Objective: Reproduce only this span: the line containing "Emit a web page", the line containing "const bracketLabelY = [1510, 1305, 1305];", and every line between them, all exactly as given.

Provided data:
▬▬▬▬▬▬▬▬▬▬

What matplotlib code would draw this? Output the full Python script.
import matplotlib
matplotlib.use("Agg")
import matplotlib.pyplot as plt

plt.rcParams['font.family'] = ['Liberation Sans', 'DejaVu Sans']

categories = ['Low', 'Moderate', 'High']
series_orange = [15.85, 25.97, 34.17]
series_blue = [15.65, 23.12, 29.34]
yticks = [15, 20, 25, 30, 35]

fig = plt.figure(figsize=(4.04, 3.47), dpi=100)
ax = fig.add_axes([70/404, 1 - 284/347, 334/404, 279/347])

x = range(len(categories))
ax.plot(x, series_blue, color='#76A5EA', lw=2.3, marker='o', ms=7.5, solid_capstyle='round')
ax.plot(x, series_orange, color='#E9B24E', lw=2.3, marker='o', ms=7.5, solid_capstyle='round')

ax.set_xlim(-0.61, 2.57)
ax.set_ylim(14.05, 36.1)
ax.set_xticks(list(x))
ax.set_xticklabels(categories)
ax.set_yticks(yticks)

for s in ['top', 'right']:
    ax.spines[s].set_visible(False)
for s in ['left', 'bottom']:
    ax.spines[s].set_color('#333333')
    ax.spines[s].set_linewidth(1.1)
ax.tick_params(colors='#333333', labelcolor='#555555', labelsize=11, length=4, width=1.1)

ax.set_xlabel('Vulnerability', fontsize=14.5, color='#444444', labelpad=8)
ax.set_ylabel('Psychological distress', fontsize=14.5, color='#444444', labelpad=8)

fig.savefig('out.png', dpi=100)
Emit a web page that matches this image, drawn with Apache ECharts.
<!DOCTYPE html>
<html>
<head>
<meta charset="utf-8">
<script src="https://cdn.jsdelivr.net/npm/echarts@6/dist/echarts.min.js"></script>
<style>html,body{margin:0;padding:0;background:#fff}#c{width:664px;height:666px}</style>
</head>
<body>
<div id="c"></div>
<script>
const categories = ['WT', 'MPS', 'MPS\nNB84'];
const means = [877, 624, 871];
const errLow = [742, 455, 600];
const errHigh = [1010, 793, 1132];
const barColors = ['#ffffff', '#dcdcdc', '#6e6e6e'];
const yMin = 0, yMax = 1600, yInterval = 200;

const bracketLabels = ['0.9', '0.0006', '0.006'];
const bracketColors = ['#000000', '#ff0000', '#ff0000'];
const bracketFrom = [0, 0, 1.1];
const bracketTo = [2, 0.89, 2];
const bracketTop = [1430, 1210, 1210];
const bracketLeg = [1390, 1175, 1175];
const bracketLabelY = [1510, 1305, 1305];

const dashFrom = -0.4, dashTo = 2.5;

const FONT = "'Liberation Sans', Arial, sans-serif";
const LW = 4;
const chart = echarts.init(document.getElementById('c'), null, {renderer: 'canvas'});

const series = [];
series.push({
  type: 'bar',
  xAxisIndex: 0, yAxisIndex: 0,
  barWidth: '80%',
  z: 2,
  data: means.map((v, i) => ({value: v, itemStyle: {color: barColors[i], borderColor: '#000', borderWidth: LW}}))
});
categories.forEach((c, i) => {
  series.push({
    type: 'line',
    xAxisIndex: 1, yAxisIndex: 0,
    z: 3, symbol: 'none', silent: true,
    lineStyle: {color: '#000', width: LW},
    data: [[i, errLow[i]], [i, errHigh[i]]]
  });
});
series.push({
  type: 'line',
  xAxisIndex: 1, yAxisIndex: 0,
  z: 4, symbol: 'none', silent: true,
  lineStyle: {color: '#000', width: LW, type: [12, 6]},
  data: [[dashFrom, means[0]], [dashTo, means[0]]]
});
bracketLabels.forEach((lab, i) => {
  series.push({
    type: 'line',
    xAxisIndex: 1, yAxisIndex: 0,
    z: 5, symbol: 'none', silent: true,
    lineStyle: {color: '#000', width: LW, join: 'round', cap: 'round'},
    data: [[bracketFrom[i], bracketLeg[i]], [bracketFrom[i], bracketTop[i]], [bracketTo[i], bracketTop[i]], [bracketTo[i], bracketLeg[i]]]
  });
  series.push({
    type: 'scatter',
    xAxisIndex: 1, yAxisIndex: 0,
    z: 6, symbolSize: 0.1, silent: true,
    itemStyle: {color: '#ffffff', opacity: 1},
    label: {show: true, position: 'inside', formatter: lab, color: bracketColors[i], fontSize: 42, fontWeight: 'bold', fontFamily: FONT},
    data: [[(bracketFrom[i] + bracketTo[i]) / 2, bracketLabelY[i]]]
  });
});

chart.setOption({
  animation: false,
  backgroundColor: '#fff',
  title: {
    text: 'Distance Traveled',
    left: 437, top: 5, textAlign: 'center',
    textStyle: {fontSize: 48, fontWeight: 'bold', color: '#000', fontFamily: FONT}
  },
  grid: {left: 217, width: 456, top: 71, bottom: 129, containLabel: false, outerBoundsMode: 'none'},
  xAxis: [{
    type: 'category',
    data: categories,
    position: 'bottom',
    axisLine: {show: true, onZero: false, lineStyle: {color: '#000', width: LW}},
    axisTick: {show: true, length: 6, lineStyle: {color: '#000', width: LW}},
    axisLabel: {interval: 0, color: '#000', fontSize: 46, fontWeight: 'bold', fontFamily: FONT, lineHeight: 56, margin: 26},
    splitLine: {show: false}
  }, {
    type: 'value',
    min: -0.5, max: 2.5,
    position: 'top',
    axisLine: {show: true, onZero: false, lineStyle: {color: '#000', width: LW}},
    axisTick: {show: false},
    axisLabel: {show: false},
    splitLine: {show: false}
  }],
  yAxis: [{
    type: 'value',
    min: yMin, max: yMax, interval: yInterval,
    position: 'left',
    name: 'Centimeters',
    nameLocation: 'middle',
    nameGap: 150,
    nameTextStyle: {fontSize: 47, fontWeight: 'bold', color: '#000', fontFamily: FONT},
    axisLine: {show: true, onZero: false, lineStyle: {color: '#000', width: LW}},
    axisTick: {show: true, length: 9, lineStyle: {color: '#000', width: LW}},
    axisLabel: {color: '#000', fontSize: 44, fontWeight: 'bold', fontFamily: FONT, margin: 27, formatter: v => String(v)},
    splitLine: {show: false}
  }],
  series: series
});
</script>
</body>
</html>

▬▬▬▬▬▬▬▬▬▬

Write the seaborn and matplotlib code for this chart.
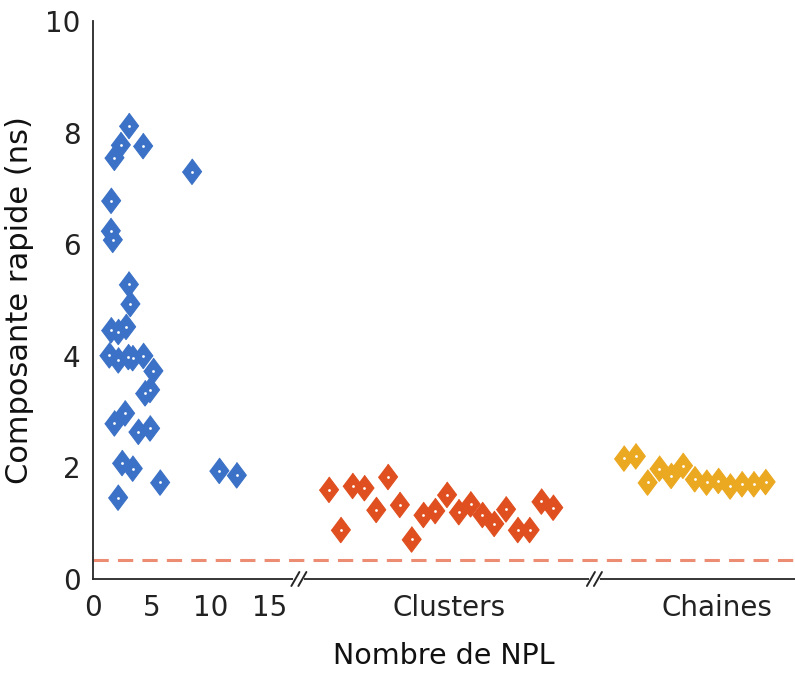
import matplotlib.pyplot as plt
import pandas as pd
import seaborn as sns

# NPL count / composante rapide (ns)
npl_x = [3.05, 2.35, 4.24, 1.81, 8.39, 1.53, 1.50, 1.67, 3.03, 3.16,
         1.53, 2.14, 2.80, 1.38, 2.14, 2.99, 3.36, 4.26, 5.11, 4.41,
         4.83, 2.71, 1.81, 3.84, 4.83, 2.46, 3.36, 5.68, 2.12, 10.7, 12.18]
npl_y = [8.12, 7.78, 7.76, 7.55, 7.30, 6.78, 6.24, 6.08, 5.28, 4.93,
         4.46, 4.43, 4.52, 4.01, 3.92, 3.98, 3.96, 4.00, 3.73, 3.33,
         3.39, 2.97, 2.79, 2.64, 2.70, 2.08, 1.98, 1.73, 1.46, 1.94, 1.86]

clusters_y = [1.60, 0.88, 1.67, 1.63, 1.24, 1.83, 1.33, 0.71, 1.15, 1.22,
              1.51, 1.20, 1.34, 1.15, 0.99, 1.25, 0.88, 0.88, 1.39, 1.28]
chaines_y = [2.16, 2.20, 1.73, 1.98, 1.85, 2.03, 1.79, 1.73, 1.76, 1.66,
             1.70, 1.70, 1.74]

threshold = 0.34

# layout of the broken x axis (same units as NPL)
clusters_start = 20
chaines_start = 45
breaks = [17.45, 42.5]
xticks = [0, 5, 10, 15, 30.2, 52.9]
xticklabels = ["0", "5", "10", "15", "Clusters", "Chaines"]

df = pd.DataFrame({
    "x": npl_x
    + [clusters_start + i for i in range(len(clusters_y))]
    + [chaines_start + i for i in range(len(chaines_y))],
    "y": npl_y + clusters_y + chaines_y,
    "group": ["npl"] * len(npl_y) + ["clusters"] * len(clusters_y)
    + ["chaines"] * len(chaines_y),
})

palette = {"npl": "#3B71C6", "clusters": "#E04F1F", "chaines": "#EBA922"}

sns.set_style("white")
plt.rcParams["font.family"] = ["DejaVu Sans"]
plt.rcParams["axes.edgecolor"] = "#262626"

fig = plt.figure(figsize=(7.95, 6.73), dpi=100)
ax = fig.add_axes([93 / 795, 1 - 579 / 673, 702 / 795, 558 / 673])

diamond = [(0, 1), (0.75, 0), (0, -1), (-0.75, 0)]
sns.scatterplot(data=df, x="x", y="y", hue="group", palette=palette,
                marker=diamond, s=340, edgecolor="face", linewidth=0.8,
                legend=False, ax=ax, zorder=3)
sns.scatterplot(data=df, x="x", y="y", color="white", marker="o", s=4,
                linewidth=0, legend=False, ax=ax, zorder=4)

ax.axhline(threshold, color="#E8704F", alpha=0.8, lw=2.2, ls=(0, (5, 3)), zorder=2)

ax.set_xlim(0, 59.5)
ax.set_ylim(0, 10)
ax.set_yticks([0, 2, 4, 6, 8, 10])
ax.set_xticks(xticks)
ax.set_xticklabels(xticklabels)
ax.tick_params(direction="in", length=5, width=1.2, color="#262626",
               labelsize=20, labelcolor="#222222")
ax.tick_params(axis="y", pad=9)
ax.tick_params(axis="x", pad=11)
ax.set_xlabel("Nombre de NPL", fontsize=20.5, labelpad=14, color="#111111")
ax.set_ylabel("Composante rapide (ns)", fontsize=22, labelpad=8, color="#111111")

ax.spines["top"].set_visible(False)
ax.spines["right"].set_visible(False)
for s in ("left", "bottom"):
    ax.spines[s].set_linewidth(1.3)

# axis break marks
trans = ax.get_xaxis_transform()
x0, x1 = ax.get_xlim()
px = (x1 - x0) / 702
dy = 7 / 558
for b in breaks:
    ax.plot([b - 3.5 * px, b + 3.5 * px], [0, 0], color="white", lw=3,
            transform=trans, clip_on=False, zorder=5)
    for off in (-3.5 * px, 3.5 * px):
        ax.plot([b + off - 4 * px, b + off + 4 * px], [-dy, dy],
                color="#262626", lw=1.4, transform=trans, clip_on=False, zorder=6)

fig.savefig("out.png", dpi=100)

▬▬▬▬▬▬▬▬▬▬

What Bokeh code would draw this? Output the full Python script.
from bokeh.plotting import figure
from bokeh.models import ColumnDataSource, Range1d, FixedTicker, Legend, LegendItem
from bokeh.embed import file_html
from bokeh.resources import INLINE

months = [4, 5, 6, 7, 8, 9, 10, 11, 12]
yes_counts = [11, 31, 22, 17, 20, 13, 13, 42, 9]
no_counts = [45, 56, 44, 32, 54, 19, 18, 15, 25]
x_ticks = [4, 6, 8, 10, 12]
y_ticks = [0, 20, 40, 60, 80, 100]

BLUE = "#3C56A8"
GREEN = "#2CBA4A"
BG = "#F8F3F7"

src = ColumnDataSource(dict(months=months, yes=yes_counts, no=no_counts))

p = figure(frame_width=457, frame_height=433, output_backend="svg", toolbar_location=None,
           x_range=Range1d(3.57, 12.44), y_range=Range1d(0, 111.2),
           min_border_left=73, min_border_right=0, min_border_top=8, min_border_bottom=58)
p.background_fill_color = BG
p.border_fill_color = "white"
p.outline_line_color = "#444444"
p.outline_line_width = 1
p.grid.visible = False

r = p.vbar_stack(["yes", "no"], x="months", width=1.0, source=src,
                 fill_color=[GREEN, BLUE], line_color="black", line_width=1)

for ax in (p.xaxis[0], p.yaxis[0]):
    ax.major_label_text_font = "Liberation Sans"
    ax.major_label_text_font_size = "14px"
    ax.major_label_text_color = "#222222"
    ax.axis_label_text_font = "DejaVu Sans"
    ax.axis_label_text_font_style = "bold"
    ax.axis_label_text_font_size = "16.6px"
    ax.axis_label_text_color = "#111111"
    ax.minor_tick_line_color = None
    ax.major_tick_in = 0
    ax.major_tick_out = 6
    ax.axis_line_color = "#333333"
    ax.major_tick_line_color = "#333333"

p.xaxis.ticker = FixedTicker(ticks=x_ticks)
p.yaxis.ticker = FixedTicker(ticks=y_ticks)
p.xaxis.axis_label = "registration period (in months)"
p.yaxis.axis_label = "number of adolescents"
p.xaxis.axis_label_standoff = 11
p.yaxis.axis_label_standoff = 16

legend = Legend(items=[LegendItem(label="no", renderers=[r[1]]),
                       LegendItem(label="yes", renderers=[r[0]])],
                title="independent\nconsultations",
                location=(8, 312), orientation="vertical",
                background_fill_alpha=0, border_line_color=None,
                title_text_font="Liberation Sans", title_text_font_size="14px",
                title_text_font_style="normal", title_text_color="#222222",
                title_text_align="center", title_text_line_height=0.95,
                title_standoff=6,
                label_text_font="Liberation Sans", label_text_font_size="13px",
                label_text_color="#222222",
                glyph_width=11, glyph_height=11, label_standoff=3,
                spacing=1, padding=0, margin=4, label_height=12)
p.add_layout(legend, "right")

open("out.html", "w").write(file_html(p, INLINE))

▬▬▬▬▬▬▬▬▬▬

Exercise output:
Emit a web page that matches this image, drawn with Apache ECharts.
<!DOCTYPE html>
<html>
<head>
<meta charset="utf-8">
<script src="https://cdn.jsdelivr.net/npm/echarts@6/dist/echarts.min.js"></script>
<style>html,body{margin:0;padding:0;background:#fff}#c{width:664px;height:666px}</style>
</head>
<body>
<div id="c"></div>
<script>
const categories = ['WT', 'MPS', 'MPS\nNB84'];
const means = [877, 624, 871];
const errLow = [742, 455, 600];
const errHigh = [1010, 793, 1132];
const barColors = ['#ffffff', '#dcdcdc', '#6e6e6e'];
const yMin = 0, yMax = 1600, yInterval = 200;

const bracketLabels = ['0.9', '0.0006', '0.006'];
const bracketColors = ['#000000', '#ff0000', '#ff0000'];
const bracketFrom = [0, 0, 1.1];
const bracketTo = [2, 0.89, 2];
const bracketTop = [1430, 1210, 1210];
const bracketLeg = [1390, 1175, 1175];
const bracketLabelY = [1510, 1305, 1305];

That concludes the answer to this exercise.